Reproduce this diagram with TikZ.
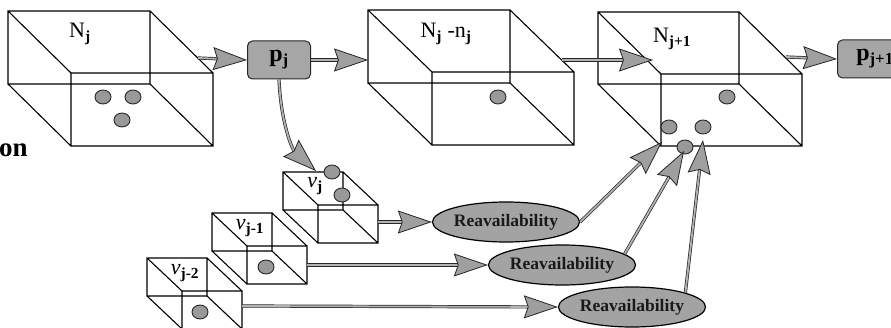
\documentclass[tikz,border=0pt]{standalone}
\usepackage{fontspec}
\setmainfont{Liberation Serif}
\usetikzlibrary{arrows.meta,shapes.geometric}

% wireframe cuboid: name, x, y, width, height, dx, dy
\newcommand{\wirebox}[7]{%
  \begin{scope}[shift={(#2,#3)}]
    \draw[wire] (0,0) rectangle (#4,#5)
      (#6,#7) rectangle ++(#4,#5)
      (0,0) -- ++(#6,#7) (#4,0) -- ++(#6,#7)
      (0,#5) -- ++(#6,#7) (#4,#5) -- ++(#6,#7);
    \coordinate (#1) at (0,0);
  \end{scope}}

\tikzset{
  wire/.style={draw=black, line width=1.1pt},
  ball/.style={ellipse, minimum width=16pt, minimum height=14pt, inner sep=0pt,
    fill=gray!80, draw=black!85, line width=0.9pt},
  garrow/.style={draw=black!85, line width=0.7pt, double=gray!60, double distance=1.8pt,
    -{Stealth[length=34pt,width=23pt,inset=4pt,fill=gray!75,line width=0.8pt]}},
  pbox/.style={rectangle, rounded corners=5pt, fill=gray!70, draw=black!85,
    line width=1pt, minimum width=63pt, minimum height=38pt, inner sep=0pt,
    font=\fontsize{24}{24}\selectfont\bfseries},
  reav/.style={ellipse, fill=gray!72, draw=black, line width=1.2pt,
    minimum width=128pt, minimum height=40pt, inner sep=0pt,
    font=\fontsize{17.5}{17.5}\selectfont\bfseries, text=black!90},
  lbl/.style={font=\fontsize{22}{22}\selectfont, inner sep=0pt},
  nulbl/.style={font=\fontsize{22}{22}\selectfont, inner sep=0pt}
}

\begin{document}
\begin{tikzpicture}[x=1pt, y=-1pt]
\useasboundingbox (0,0) rectangle (891,328);
\clip (0,0) rectangle (891,328);

% large stock cuboids
\wirebox{boxA}{8}{11}{142}{73}{63}{62}
\wirebox{boxB}{368}{10}{142}{73}{64}{62}
\wirebox{boxC}{598}{12}{141}{72}{63}{62}

% small cohort cuboids
\wirebox{nuA}{283}{172}{60}{38}{35}{33}
\wirebox{nuB}{212}{213}{60}{38}{35}{33}
\wirebox{nuC}{147}{258}{60}{38}{35}{33}

% labels
\node[lbl] (tA) at (80,34) {N\textsubscript{\textbf{j}}};
\node[lbl] (tB) at (446,34) {N\textsubscript{\textbf{j}} -n\textsubscript{\textbf{j}}};
\node[lbl] (tC) at (672,39) {N\textsubscript{\textbf{j+1}}};
\node[nulbl] (tnuA) at (315,186) {\textit{ν}\textsubscript{\textbf{j}}};
\node[nulbl] (tnuB) at (250,228) {\textit{ν}\textsubscript{\textbf{j-1}}};
\node[nulbl] (tnuC) at (185,273) {\textit{ν}\textsubscript{\textbf{j-2}}};
\node[anchor=base west, inner sep=0pt, font=\fontsize{27}{27}\selectfont\bfseries] (cut) at (-1,157) {on};

% balls
\node[ball] (a1) at (103,97) {};
\node[ball] (a2) at (133,97) {};
\node[ball] (a3) at (122,120) {};
\node[ball] (b1) at (498,97) {};
\node[ball] (c1) at (727,97) {};
\node[ball] (c2) at (669,127) {};
\node[ball] (c3) at (703,127) {};
\node[ball] (c4) at (685,147) {};
\node[ball] (n1) at (332,172) {};
\node[ball] (n2) at (342,195) {};
\node[ball] (n3) at (266,267) {};
\node[ball] (n4) at (200,312) {};

% price boxes
\node[pbox] (pj) at (279,60) {p\textsubscript{j}};
\node[pbox, minimum width=75pt, anchor=west] (pk) at (837,59) {p\textsubscript{j+1}};

% reavailability ellipses
\node[reav] (r1) at (506,222) {Reavailability};
\node[reav] (r2) at (562,265) {Reavailability};
\node[reav] (r3) at (632,307) {Reavailability};

% connector end points
\coordinate (aout) at (198,58);
\coordinate (bin) at (368,60);
\coordinate (bout) at (562,60);
\coordinate (cin) at (653,60);
\coordinate (cout) at (786,57);
\coordinate (nuAtop) at (316,171);
\coordinate (nuAout) at (378,222);
\coordinate (nuBout) at (307,265);
\coordinate (nuCout) at (242,306);
\coordinate (cA) at (662,142);
\coordinate (cB) at (684,151);
\coordinate (cC) at (703,140);

% flows
\draw[garrow] (aout) -- (pj.west);
\draw[garrow] (pj.east) -- (bin);
\draw[garrow] (bout) -- (cin);
\draw[garrow] (cout) -- (pk.west);
\draw[garrow] (pj.south) .. controls (281,125) and (293,150) .. (nuAtop);
\draw[garrow] (nuAout) -- (r1.west);
\draw[garrow] (nuBout) -- (r2.west);
\draw[garrow] (nuCout) -- (r3.west);
\draw[garrow] (r1.east) -- (cA);
\draw[garrow] (r2.10) -- (cB);
\draw[garrow] (r3.15) -- (cC);
\end{tikzpicture}
\end{document}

════

### EXERCISE TASK
Repeat the data in full and exactly. Omit pictures.

### SOLVED EXERCISE
Reproduce this diagram with TikZ.
\documentclass[tikz,border=0pt]{standalone}
\usepackage{fontspec}
\setmainfont{Liberation Serif}
\usetikzlibrary{arrows.meta,shapes.geometric}

% wireframe cuboid: name, x, y, width, height, dx, dy
\newcommand{\wirebox}[7]{%
  \begin{scope}[shift={(#2,#3)}]
    \draw[wire] (0,0) rectangle (#4,#5)
      (#6,#7) rectangle ++(#4,#5)
      (0,0) -- ++(#6,#7) (#4,0) -- ++(#6,#7)
      (0,#5) -- ++(#6,#7) (#4,#5) -- ++(#6,#7);
    \coordinate (#1) at (0,0);
  \end{scope}}

\tikzset{
  wire/.style={draw=black, line width=1.1pt},
  ball/.style={ellipse, minimum width=16pt, minimum height=14pt, inner sep=0pt,
    fill=gray!80, draw=black!85, line width=0.9pt},
  garrow/.style={draw=black!85, line width=0.7pt, double=gray!60, double distance=1.8pt,
    -{Stealth[length=34pt,width=23pt,inset=4pt,fill=gray!75,line width=0.8pt]}},
  pbox/.style={rectangle, rounded corners=5pt, fill=gray!70, draw=black!85,
    line width=1pt, minimum width=63pt, minimum height=38pt, inner sep=0pt,
    font=\fontsize{24}{24}\selectfont\bfseries},
  reav/.style={ellipse, fill=gray!72, draw=black, line width=1.2pt,
    minimum width=128pt, minimum height=40pt, inner sep=0pt,
    font=\fontsize{17.5}{17.5}\selectfont\bfseries, text=black!90},
  lbl/.style={font=\fontsize{22}{22}\selectfont, inner sep=0pt},
  nulbl/.style={font=\fontsize{22}{22}\selectfont, inner sep=0pt}
}

\begin{document}
\begin{tikzpicture}[x=1pt, y=-1pt]
\useasboundingbox (0,0) rectangle (891,328);
\clip (0,0) rectangle (891,328);

% large stock cuboids
\wirebox{boxA}{8}{11}{142}{73}{63}{62}
\wirebox{boxB}{368}{10}{142}{73}{64}{62}
\wirebox{boxC}{598}{12}{141}{72}{63}{62}

% small cohort cuboids
\wirebox{nuA}{283}{172}{60}{38}{35}{33}
\wirebox{nuB}{212}{213}{60}{38}{35}{33}
\wirebox{nuC}{147}{258}{60}{38}{35}{33}

% labels
\node[lbl] (tA) at (80,34) {N\textsubscript{\textbf{j}}};
\node[lbl] (tB) at (446,34) {N\textsubscript{\textbf{j}} -n\textsubscript{\textbf{j}}};
\node[lbl] (tC) at (672,39) {N\textsubscript{\textbf{j+1}}};
\node[nulbl] (tnuA) at (315,186) {\textit{ν}\textsubscript{\textbf{j}}};
\node[nulbl] (tnuB) at (250,228) {\textit{ν}\textsubscript{\textbf{j-1}}};
\node[nulbl] (tnuC) at (185,273) {\textit{ν}\textsubscript{\textbf{j-2}}};
\node[anchor=base west, inner sep=0pt, font=\fontsize{27}{27}\selectfont\bfseries] (cut) at (-1,157) {on};

% balls
\node[ball] (a1) at (103,97) {};
\node[ball] (a2) at (133,97) {};
\node[ball] (a3) at (122,120) {};
\node[ball] (b1) at (498,97) {};
\node[ball] (c1) at (727,97) {};
\node[ball] (c2) at (669,127) {};
\node[ball] (c3) at (703,127) {};
\node[ball] (c4) at (685,147) {};
\node[ball] (n1) at (332,172) {};
\node[ball] (n2) at (342,195) {};
\node[ball] (n3) at (266,267) {};
\node[ball] (n4) at (200,312) {};

% price boxes
\node[pbox] (pj) at (279,60) {p\textsubscript{j}};
\node[pbox, minimum width=75pt, anchor=west] (pk) at (837,59) {p\textsubscript{j+1}};

% reavailability ellipses
\node[reav] (r1) at (506,222) {Reavailability};
\node[reav] (r2) at (562,265) {Reavailability};
\node[reav] (r3) at (632,307) {Reavailability};

% connector end points
\coordinate (aout) at (198,58);
\coordinate (bin) at (368,60);
\coordinate (bout) at (562,60);
\coordinate (cin) at (653,60);
\coordinate (cout) at (786,57);
\coordinate (nuAtop) at (316,171);
\coordinate (nuAout) at (378,222);
\coordinate (nuBout) at (307,265);
\coordinate (nuCout) at (242,306);
\coordinate (cA) at (662,142);
\coordinate (cB) at (684,151);
\coordinate (cC) at (703,140);

% flows
\draw[garrow] (aout) -- (pj.west);
\draw[garrow] (pj.east) -- (bin);
\draw[garrow] (bout) -- (cin);
\draw[garrow] (cout) -- (pk.west);
\draw[garrow] (pj.south) .. controls (281,125) and (293,150) .. (nuAtop);
\draw[garrow] (nuAout) -- (r1.west);
\draw[garrow] (nuBout) -- (r2.west);
\draw[garrow] (nuCout) -- (r3.west);
\draw[garrow] (r1.east) -- (cA);
\draw[garrow] (r2.10) -- (cB);
\draw[garrow] (r3.15) -- (cC);
\end{tikzpicture}
\end{document}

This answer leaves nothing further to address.